The student loan debt crisis has hit African-Americans the hardest, and Democratic presidential candidate Elizabeth Warren says she knows how to fix that glaring racial discrepancy.

The senator from Massachusetts announced Monday that she has a plan to provide debt relief for the approximately 42 million Americans burdened with paying back excessively high sums of money paid for their educations. Warren said her solution would focus on inequalities that disproportionately affect African-American and Latino families.

Part of Warren’s plan would create a $50 billion fund to support historically black colleges and universities (HBCUs) so they can provide affordable educations comparable to other schools in their areas.

Her overarching plan would forgive federal student loan debt for lower-income people. Those who earn $100,000 or less would have $50,000 erased from their loan. Borrowers who have higher incomes, up to $250,000, would have smaller amounts forgiven. Warren said her plan would impact more than 75 percent of borrowers.

“The entire cost of my broad debt cancellation plan and universal free college is more than covered by my Ultra-Millionaire Tax — a 2% annual tax on the 75,000 families with $50 million or more in wealth,” she said. “For decades, we’ve allowed the wealthy to pay less while burying tens of millions of working Americans in education debt. It’s time to make different choices.”
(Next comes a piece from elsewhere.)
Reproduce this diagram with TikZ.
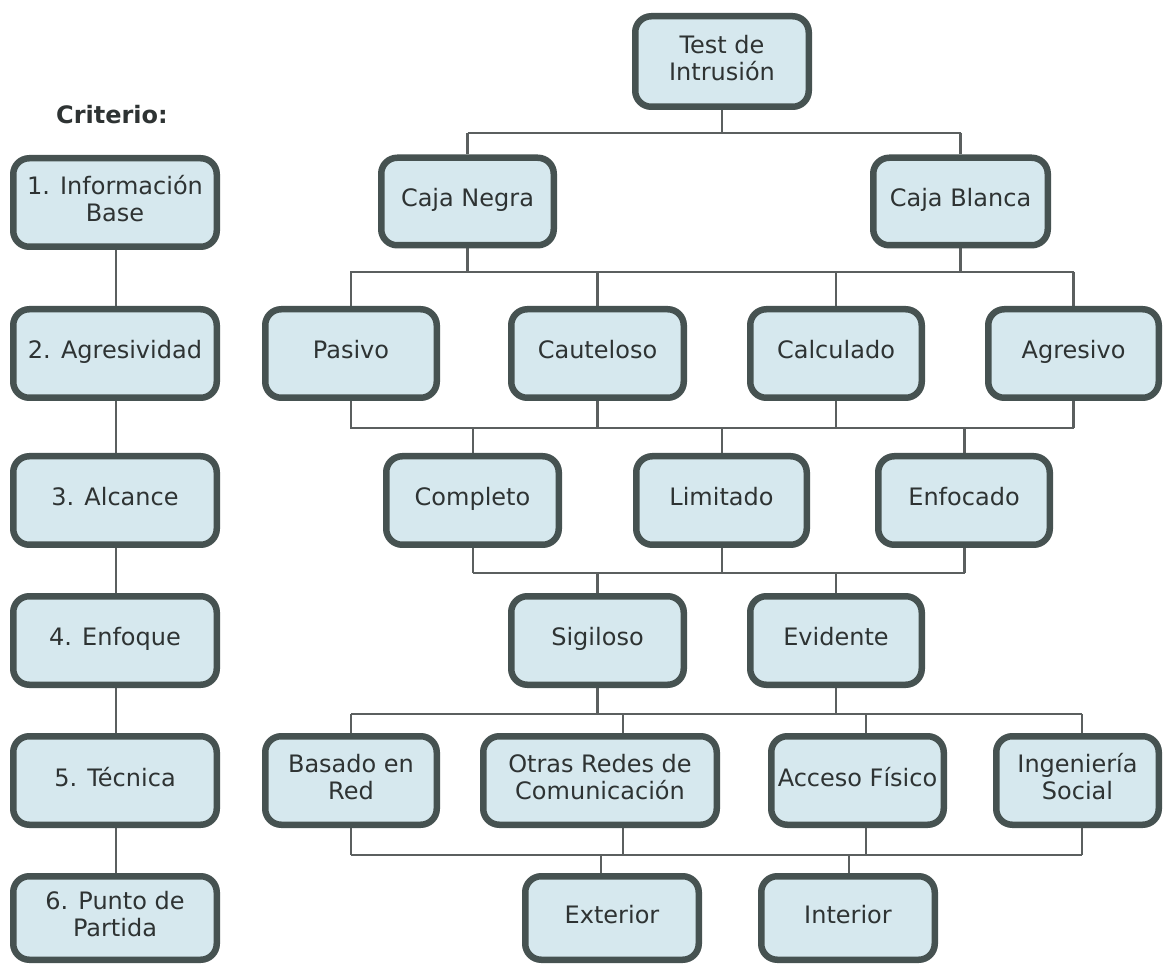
\documentclass[tikz,border=0pt]{standalone}
\usepackage{fontspec}
\setmainfont{DejaVu Sans}
\usetikzlibrary{backgrounds}
\definecolor{boxfill}{HTML}{D6E8EE}
\definecolor{boxline}{HTML}{465251}
\definecolor{wirecol}{HTML}{5B5F5F}
\definecolor{ink}{HTML}{2E3333}
\tikzset{
  box/.style={draw=boxline, fill=boxfill, line width=6.5pt, rounded corners=16pt,
    inner sep=0pt, align=center, text=ink, font=\fontsize{24}{27}\selectfont,
    execute at begin node=\strut, execute at end node=\strut},
  dims/.style 2 args={minimum width=#1pt-6.5pt, minimum height=#2pt-6.5pt},
  wire/.style={draw=wirecol, line width=2.4pt},
}
\begin{document}
\begin{tikzpicture}[x=1pt, y=-1pt]
\useasboundingbox (0,0) rectangle (1163,965);

% criteria column
\node[text=ink, font=\fontsize{24}{26}\selectfont\bfseries] (crit) at (112,115) {Criterio:};
\node[box, dims={210}{95}] (c1) at (115,202.5) {1. Información\\Base};
\node[box, dims={210}{95}] (c2) at (115,353.5) {2. Agresividad};
\node[box, dims={210}{95}] (c3) at (115,500.5) {3. Alcance};
\node[box, dims={210}{95}] (c4) at (115,640.5) {4. Enfoque};
\node[box, dims={210}{95}] (c5) at (115,780.5) {5. Técnica};
\node[box, dims={210}{90}] (c6) at (115,918) {6. Punto de\\Partida};

% tree
\node[box, dims={180}{97}] (test) at (722,61.5) {Test de\\Intrusión};
\node[box, dims={179}{94}] (cneg) at (467.5,201.5) {Caja Negra};
\node[box, dims={181}{94}] (cbla) at (960.5,201.5) {Caja Blanca};

\node[box, dims={178}{95}] (pas) at (351,353.5) {Pasivo};
\node[box, dims={179}{95}] (cau) at (597.5,353.5) {Cauteloso};
\node[box, dims={178}{95}] (cal) at (836,353.5) {Calculado};
\node[box, dims={177}{95}] (agr) at (1073.5,353.5) {Agresivo};

\node[box, dims={179}{95}] (com) at (472.5,500.5) {Completo};
\node[box, dims={177}{95}] (lim) at (721.5,500.5) {Limitado};
\node[box, dims={178}{95}] (enf) at (964,500.5) {Enfocado};

\node[box, dims={179}{95}] (sig) at (597.5,640.5) {Sigiloso};
\node[box, dims={178}{95}] (evi) at (836,640.5) {Evidente};

\node[box, dims={178}{95}] (bas) at (351,780.5) {Basado en\\Red};
\node[box, dims={240}{95}] (otr) at (600,780.5) {Otras Redes de\\Comunicación};
\node[box, dims={179}{95}] (acc) at (857.5,780.5) {Acceso Físico};
\node[box, dims={169}{95}] (ing) at (1077.5,780.5) {Ingeniería\\Social};

\node[box, dims={180}{90}] (ext) at (612,918) {Exterior};
\node[box, dims={180}{90}] (int) at (848,918) {Interior};

% bus levels
\coordinate (b1) at (0,133);
\coordinate (b2) at (0,272);
\coordinate (b3) at (0,428);
\coordinate (b4) at (0,573);
\coordinate (b5) at (0,714);
\coordinate (b6) at (0,855);

\begin{scope}[on background layer]
\fill[white] (0,0) rectangle (1163,965);
% criteria chain
\draw[wire] ([xshift=1pt]c1.south) -- ([xshift=1pt]c6.north);
% level 1
\draw[wire] (test.south) -- (test.south |- b1);
\draw[wire] (cneg.north |- b1) -- (cbla.north |- b1);
\draw[wire] (cneg.north |- b1) -- (cneg.north);
\draw[wire] (cbla.north |- b1) -- (cbla.north);
% level 2
\draw[wire] (cneg.south) -- (cneg.south |- b2);
\draw[wire] (cbla.south) -- (cbla.south |- b2);
\draw[wire] ([xshift=-1pt]pas.north |- b2) -- (agr.north |- b2);
\foreach \n in {pas,cau,cal,agr}
  \draw[wire] (\n.north |- b2) -- (\n.north);
% level 3
\draw[wire] ([xshift=-1pt]pas.south |- b3) -- (agr.south |- b3);
\foreach \n in {pas,cau,cal,agr}
  \draw[wire] (\n.south) -- (\n.south |- b3);
\foreach \n in {com,lim,enf}
  \draw[wire] ([xshift=0.5pt]\n.north |- b3) -- ([xshift=0.5pt]\n.north);
% level 4
\draw[wire] ([xshift=0.5pt]com.south |- b4) -- ([xshift=0.5pt]enf.south |- b4);
\foreach \n in {com,lim,enf}
  \draw[wire] ([xshift=0.5pt]\n.south) -- ([xshift=0.5pt]\n.south |- b4);
\draw[wire] (sig.north |- b4) -- (sig.north);
\draw[wire] (evi.north |- b4) -- (evi.north);
% level 5
\draw[wire] (sig.south) -- (sig.south |- b5);
\draw[wire] (evi.south) -- (evi.south |- b5);
\draw[wire] (bas.north |- b5) -- ([xshift=4.5pt]ing.north |- b5);
\draw[wire] (bas.north |- b5) -- (bas.north);
\draw[wire] ([xshift=23pt]otr.north |- b5) -- ([xshift=23pt]otr.north);
\draw[wire] ([xshift=8.5pt]acc.north |- b5) -- ([xshift=8.5pt]acc.north);
\draw[wire] ([xshift=4.5pt]ing.north |- b5) -- ([xshift=4.5pt]ing.north);
% level 6
\draw[wire] (bas.south |- b6) -- ([xshift=4.5pt]ing.south |- b6);
\draw[wire] (bas.south) -- (bas.south |- b6);
\draw[wire] ([xshift=23pt]otr.south) -- ([xshift=23pt]otr.south |- b6);
\draw[wire] ([xshift=8.5pt]acc.south) -- ([xshift=8.5pt]acc.south |- b6);
\draw[wire] ([xshift=4.5pt]ing.south) -- ([xshift=4.5pt]ing.south |- b6);
\draw[wire] ([xshift=-11pt]ext.north |- b6) -- ([xshift=-11pt]ext.north);
\draw[wire] ([xshift=1pt]int.north |- b6) -- ([xshift=1pt]int.north);
\end{scope}
\end{tikzpicture}
\end{document}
U.S. Department of Education study released in 2017 found that Black students were far more likely to get a federal student loan to pay for their undergraduate education. Blacks also disproportionately owed more on those loans than they originally borrowed 12 years after entering college.

The Education Department study said 95 percent of Black students attending a for-profit college took out student loans. At the same time, about 75 percent of Black students who did not complete their program at a for-profit college defaulted.
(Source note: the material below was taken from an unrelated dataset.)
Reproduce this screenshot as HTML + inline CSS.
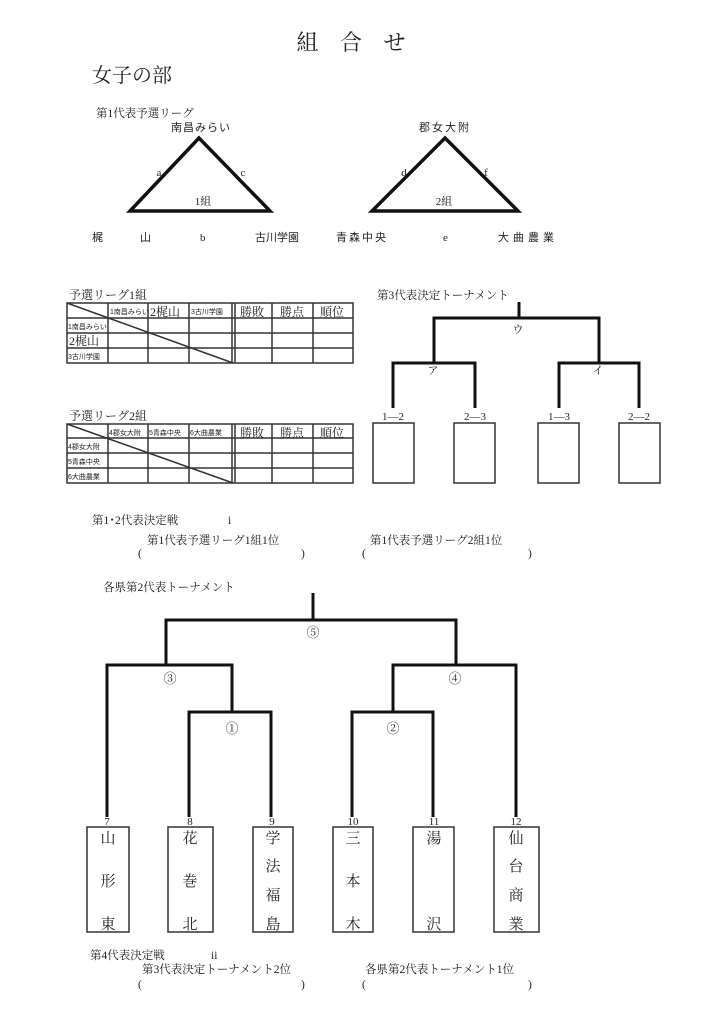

Black students who began college in the 2003 – 2004 academic year owed 113 percent of the original amount they borrowed 12 years later. By comparison, white students owed 65 percent of their original debt.
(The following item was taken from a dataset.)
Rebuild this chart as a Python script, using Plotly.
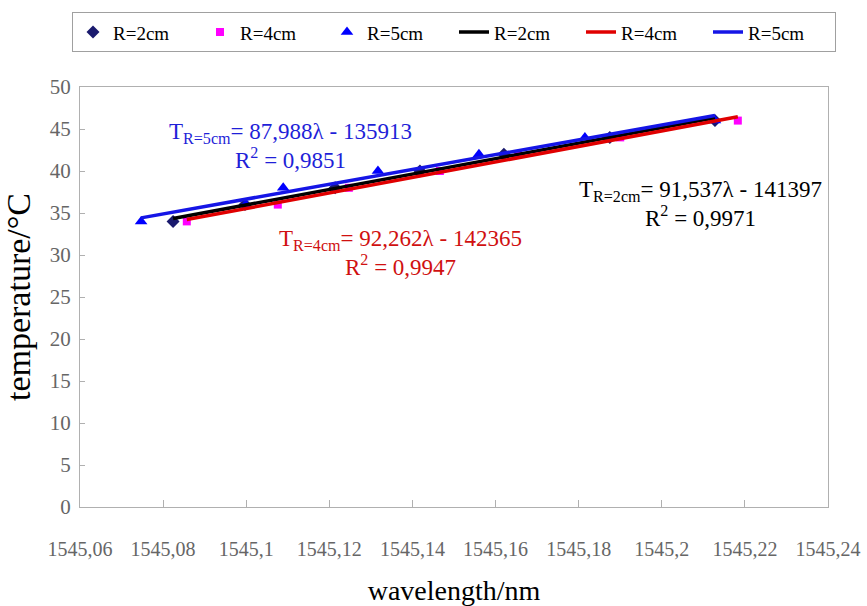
import numpy as np
import plotly.graph_objects as go

# ---- data ----
temps = [34, 36, 38, 40, 42, 44, 46]
wl_r2 = [1545.0824, 1545.0997, 1545.1214, 1545.1418, 1545.1620, 1545.1875, 1545.2128]
wl_r4 = [1545.0857, 1545.1076, 1545.1247, 1545.1466, 1545.1654, 1545.1900, 1545.2183]
wl_r5 = [1545.0747, 1545.0999, 1545.1089, 1545.1317, 1545.1560, 1545.1815, 1545.2128]
series_names = ["R=2cm", "R=4cm", "R=5cm"]
x_tick_vals = [1545.06, 1545.08, 1545.10, 1545.12, 1545.14, 1545.16, 1545.18, 1545.20, 1545.22, 1545.24]
x_tick_text = ["1545,06", "1545,08", "1545,1", "1545,12", "1545,14", "1545,16", "1545,18", "1545,2", "1545,22", "1545,24"]
eq_texts = {
    "R=5cm": ("T<sub>R=5cm</sub>= 87,988λ - 135913", "R<sup>2</sup> = 0,9851"),
    "R=4cm": ("T<sub>R=4cm</sub>= 92,262λ - 142365", "R<sup>2</sup> = 0,9947"),
    "R=2cm": ("T<sub>R=2cm</sub>= 91,537λ - 141397", "R<sup>2</sup> = 0,9971"),
}

FONT = "Liberation Serif, Times New Roman, serif"
marker_styles = [
    dict(symbol="diamond", color="#1a1a6e", size=10),
    dict(symbol="square", color="#ff00ff", size=8),
    dict(symbol="triangle-up", color="#0000ff", size=11),
]
line_colors = ["#000000", "#e00000", "#1515e6"]
data = [wl_r2, wl_r4, wl_r5]

fig = go.Figure()
for name, wl, ms in zip(series_names, data, marker_styles):
    fig.add_trace(go.Scatter(x=wl, y=temps, mode="markers", name=name,
                             marker=dict(symbol=ms["symbol"], color=ms["color"], size=ms["size"])))
for name, wl, lc in zip(series_names, data, line_colors):
    k, b = np.polyfit(wl, temps, 1)
    xs = [min(wl), max(wl)]
    ys = [k * v + b for v in xs]
    fig.add_trace(go.Scatter(x=xs, y=ys, mode="lines", name=name,
                             line=dict(color=lc, width=3.5)))

ann = []
def add_eq(key, xc, y1, y2, color):
    l1, l2 = eq_texts[key]
    ann.append(dict(x=xc, y=y1, xref="x", yref="y", text=l1, showarrow=False,
                    font=dict(family=FONT, size=23, color=color), xanchor="center", yanchor="middle"))
    ann.append(dict(x=xc, y=y2, xref="x", yref="y", text=l2, showarrow=False,
                    font=dict(family=FONT, size=23, color=color), xanchor="center", yanchor="middle"))

def px2x(px):
    return 1545.06 + (px - 80) / 748 * 0.18
def py2y(py):
    return (507 - py) / 422 * 50

add_eq("R=5cm", px2x(290), py2y(131), py2y(157), "#1f1fd8")
add_eq("R=4cm", px2x(400), py2y(239), py2y(264), "#d01010")
add_eq("R=2cm", px2x(700), py2y(189), py2y(215), "#000000")

fig.update_layout(
    width=867, height=606,
    margin=dict(l=80, r=39, t=85, b=99),
    paper_bgcolor="white", plot_bgcolor="white",
    font=dict(family=FONT, color="#000"),
    showlegend=True,
    legend=dict(orientation="h", x=-0.0107, y=1.178, xanchor="left", yanchor="top",
                bordercolor="#a0a0a0", borderwidth=1, bgcolor="white",
                font=dict(family=FONT, size=19, color="#000"),
                itemwidth=30, entrywidth=82, entrywidthmode="pixels",
                tracegroupgap=0),
    annotations=ann,
)
fig.update_xaxes(range=[1545.06, 1545.24], tickvals=x_tick_vals, ticktext=x_tick_text,
                 showgrid=False, zeroline=False, showline=True, linecolor="#b0b0b0", linewidth=1,
                 mirror=True, ticks="inside", ticklen=7, tickcolor="#b0b0b0",
                 ticklabelstandoff=24, automargin=False,
                 tickfont=dict(family=FONT, size=20, color="#666666"),
                 title=dict(text="wavelength/nm", font=dict(family=FONT, size=28, color="#000"), standoff=22))
fig.update_yaxes(range=[0, 50], dtick=5, showgrid=False, zeroline=False, showline=True,
                 linecolor="#b0b0b0", linewidth=1, mirror=True, ticks="inside", ticklen=5,
                 tickcolor="#b0b0b0", tickfont=dict(family=FONT, size=21, color="#666666"),
                 ticklabelstandoff=4, automargin=False,
                 title=dict(text="temperature/°C", font=dict(family=FONT, size=34, color="#000"), standoff=8))

fig.write_html("out.html")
The problem has existed for years, but it has gotten worse recently. African-American borrowers who began college in the 1995 – 1996 academic year owed 101 percent of the original debt 12 years later.

The Center For American Progress said discrimination and inequality, including the wage gap between Blacks and whites, are a couple of the reasons for the disparity.

“The median African-American household has just $1,700 in accumulated wealth. Racial discrimination in hiring has not improved over the past quarter century,” the organization said. “Perhaps it’s too much to expect student loans and postsecondary education to solve these structural problems, but sending African-American students into an inequitable adulthood with large debts from college can put them even further behind than they already start.”